On the evening of April 14, 1865, Abraham Lincoln decided to attend a seven year old play his buddy had told him about, a little number about a hick American going to England to visit his aristocratic cousins. Not enjoying the play as much as his employer, Lincoln's bodyguard slipped out to a nearby saloon for a drink, giving famed actor John Wilkes Booth the perfect opportunity to shoot the president in the back of the head. Lincoln died nine hours later, marking the first assassination of a U.S. president and the start of one of the strangest series of events to ever befall a dead body.
Immediately after old Honest Abe's death, his wife Mary took to her bed for five weeks, barely even able to speak in her grief. The absence of Mary left no family member to plan a funeral, leaving the task to the members of Lincoln's cabinet. Being politicians, they of course decided to make the biggest spectacle out of it as possible. Lincoln had left orders for his body to buried in Springfield, Illinois, but rather than just take the body directly there, it was decided to send it on a 1,600 mile, two week, 40 stop, grieving tour across seven states. Upon hearing of the idea, Mary tried to stop them, but since plans had already been made, she was completely ignored. Nine days after his death, Lincoln's body left Washington D.C. aboard a funeral train, accompanied by the unearthed body of his eleven year old son who had died three years previously. However, after a week of being jostled around and left exposed for up to 23 hours at a time, the dead president's body began to show definitive signs of rot. Now one might think that a rotting body would hurry the whole tour thing along, but you would be wrong. The tour kept right on schedule, leaving Lincoln’s body a much less than appetizing sight by the time it was finally deposited into its waiting opulent tomb.
Only a few weeks after her husband's burial, the grieving Mary Lincoln was booted out of the White House to make room for President Johnson and his family. Not having much money, she lived in a rather poor state of affairs until 1870, when Congress finally got around to granting her a pension of what amounted to $58,000 a year in today’s money. Mary really never got over her husband's death, by which I mean she walked around in black all the time and met with every kook she could find that claimed they could talk to the dead. This behavior only intensified following the death of another one of her sons, which in turn led to some crazy ass levels of paranoia, including a belief that a wandering Jew was trying to poison her. Eventually her one surviving son, Robert, was forced to have her committed to an insane asylum in 1875. Mary responded to this turn of events by quite reasonably trying to commit suicide.

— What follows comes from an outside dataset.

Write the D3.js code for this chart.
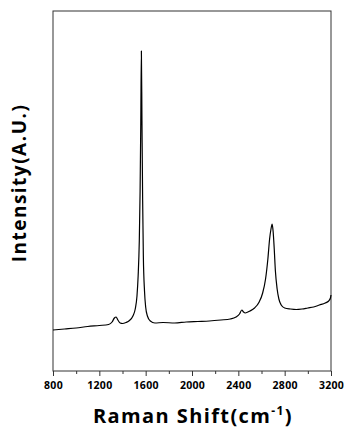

It was around this time that a group of counterfeiters came up with a rather audacious plan. Hoping to counterfeit up some sweet fake hundred dollar bills, the crooks ran into a bit of a jam when the most skilled member of their clique got himself thrown into prison for being a drunken idiot. Rather than just give up on a life of crime, the remaining members of the gang came up with a convoluted plan to kidnap Lincoln’s corpse in order to hold it for ransom until their imprisoned compatriot was freed and they were paid what amounted to $4.4 million in today’s money. Unfortunately for the would be conspirators, one of their number decided to spill the whole plot to a woman at a bar in an ill-conceived attempt to get laid. Rather than sleeping with him, the woman instead alerted the authorities, which resulted in the whole group getting arrested, but not until after they had managed to break into the dead president's tomb. Worried about future grave robbing attempts, the body was then secretly reburied in a shallow grave nearby. The arrest was carried out by the Secret Service, which at the time was in charge of hunting down counterfeiters. However, after managing to protect Lincoln’s dead body, somebody got the bright idea that they should totally protect living presidents as well. Thus was born the Secret Service as we know it today.
In the meantime, Mary Lincoln managed to get herself out of the insane asylum after proving that she was just quirky insane rather than dangerous to herself and others insane. For whatever reason, she never talked to her son again, preferring to spend her time touring Europe and demanding a larger pension from the government. Mary died in 1882 and was buried in the Lincoln tomb, in which again, her husband was no longer actually buried. As for Robert Lincoln, he apparently shared some of his mother’s paranoia, for in 1901 he decided it would probably be best to rebury his father's body in a steel cage encased in ten feet concrete, you know, because someone tried to steal it once 25 years ago. During this procedure, for god only knows what reason, someone got the bright idea of opening up the casket to get one last look at the long dead president. Unsurprisingly, old Honest Abe stank terribly, you know, like a dead body. With the crowd happy enough that it was indeed Abraham Lincoln, the body was buried again for the final time.